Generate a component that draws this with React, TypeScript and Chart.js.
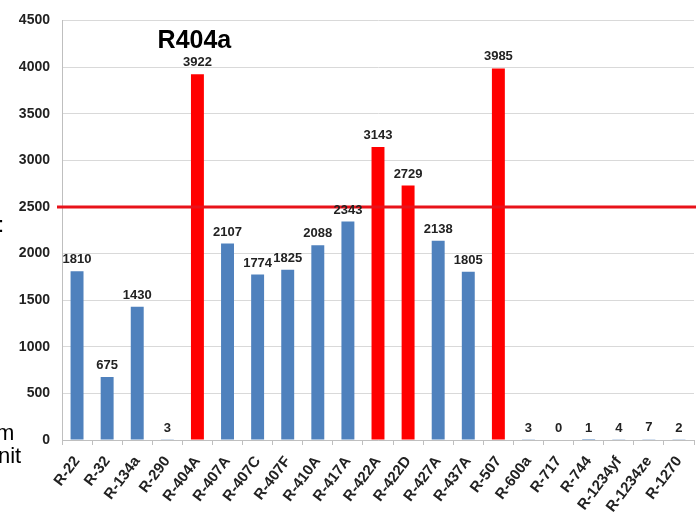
import React, { useEffect, useRef } from "react";
import { Chart, registerables } from "chart.js";

Chart.register(...registerables);

const categories = [
  "R-22", "R-32", "R-134a", "R-290", "R-404A", "R-407A", "R-407C", "R-407F",
  "R-410A", "R-417A", "R-422A", "R-422D", "R-427A", "R-437A", "R-507",
  "R-600a", "R-717", "R-744", "R-1234yf", "R-1234ze", "R-1270",
];
const gwpValues = [
  1810, 675, 1430, 3, 3922, 2107, 1774, 1825, 2088, 2343, 3143, 2729, 2138,
  1805, 3985, 3, 0, 1, 4, 7, 2,
];
const highlighted = ["R-404A", "R-422A", "R-422D", "R-507"];
const thresholdValue = 2500;
const yMin = 0;
const yMax = 4500;
const yStep = 500;
const calloutCategory = "R-404A";
const calloutText = "R404a";
const sideFragments = [
  { text: ":", x: -2, y: 232 },
  { text: "m", x: -4, y: 440 },
  { text: "nit", x: -2, y: 463 },
];

const FONT = "'Liberation Sans', Arial, Helvetica, sans-serif";
const BLUE = "#4f81bd";
const RED = "#ff0000";

export default function App() {
  const canvasRef = useRef<HTMLCanvasElement | null>(null);

  useEffect(() => {
    if (!canvasRef.current) return;

    const overlay = {
      id: "overlay",
      afterDatasetsDraw(chart: any) {
        const { ctx, chartArea, scales } = chart;
        const x = scales.x;
        const y = scales.y;
        const meta = chart.getDatasetMeta(0);
        ctx.save();
        const ty = y.getPixelForValue(thresholdValue);
        ctx.strokeStyle = "#e8121a";
        ctx.lineWidth = 3;
        ctx.beginPath();
        ctx.moveTo(chartArea.left - 5, ty);
        ctx.lineTo(chart.width, ty);
        ctx.stroke();
        ctx.font = `bold 13px ${FONT}`;
        ctx.fillStyle = "#222222";
        ctx.textAlign = "center";
        ctx.textBaseline = "alphabetic";
        meta.data.forEach((bar: any, i: number) => {
          ctx.fillText(String(gwpValues[i]), bar.x, bar.y - 8);
        });
        const cx = x.getPixelForValue(categories.indexOf(calloutCategory));
        ctx.font = `bold 25px ${FONT}`;
        ctx.fillStyle = "#000000";
        ctx.fillText(calloutText, cx - 3, 48);
        ctx.font = `22px ${FONT}`;
        ctx.textAlign = "left";
        sideFragments.forEach((f) => ctx.fillText(f.text, f.x, f.y));
        ctx.restore();
      },
    };

    const chart = new Chart(canvasRef.current, {
      type: "bar",
      data: {
        labels: categories,
        datasets: [
          {
            data: gwpValues,
            backgroundColor: categories.map((c) =>
              highlighted.includes(c) ? RED : BLUE
            ),
            categoryPercentage: 1,
            barPercentage: 0.43,
          },
        ],
      },
      options: {
        responsive: false,
        animation: false,
        layout: { padding: { top: 18, right: 2, left: 0, bottom: 0 } },
        plugins: {
          legend: { display: false },
          tooltip: { enabled: false },
          title: { display: false },
        },
        scales: {
          x: {
            afterFit(scale: any) {
              scale.height = 92;
              scale.paddingLeft = 0;
              scale.paddingRight = 0;
            },
            grid: {
              display: true,
              drawOnChartArea: false,
              drawTicks: true,
              tickLength: 5,
              color: "#bfbfbf",
            },
            border: { display: true, color: "#bfbfbf" },
            ticks: {
              autoSkip: false,
              minRotation: 53,
              maxRotation: 53,
              padding: 8,
              color: "#222222",
              font: { family: FONT, size: 15, weight: "bold" },
            },
          },
          y: {
            min: yMin,
            max: yMax,
            afterFit(scale: any) {
              scale.width = 62;
            },
            ticks: {
              stepSize: yStep,
              padding: 12,
              color: "#222222",
              font: { family: FONT, size: 14, weight: "bold" },
              callback: (v: any) => String(v),
            },
            grid: {
              color: "#d9d9d9",
              drawTicks: false,
            },
            border: { display: true, color: "#bfbfbf" },
          },
        },
      },
      plugins: [overlay],
    } as any);

    return () => chart.destroy();
  }, []);

  return (
    <div
      style={{
        position: "absolute",
        left: 0,
        top: 0,
        width: 696,
        height: 532,
        background: "#ffffff",
      }}
    >
      <canvas ref={canvasRef} width={696} height={532} />
    </div>
  );
}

# Required task
Leave out the pictures and repeat exactly the lines from the start of the material through the line that contains "Chart.register(...registerables);", both included.

# Solution
Generate a component that draws this with React, TypeScript and Chart.js.
import React, { useEffect, useRef } from "react";
import { Chart, registerables } from "chart.js";

Chart.register(...registerables);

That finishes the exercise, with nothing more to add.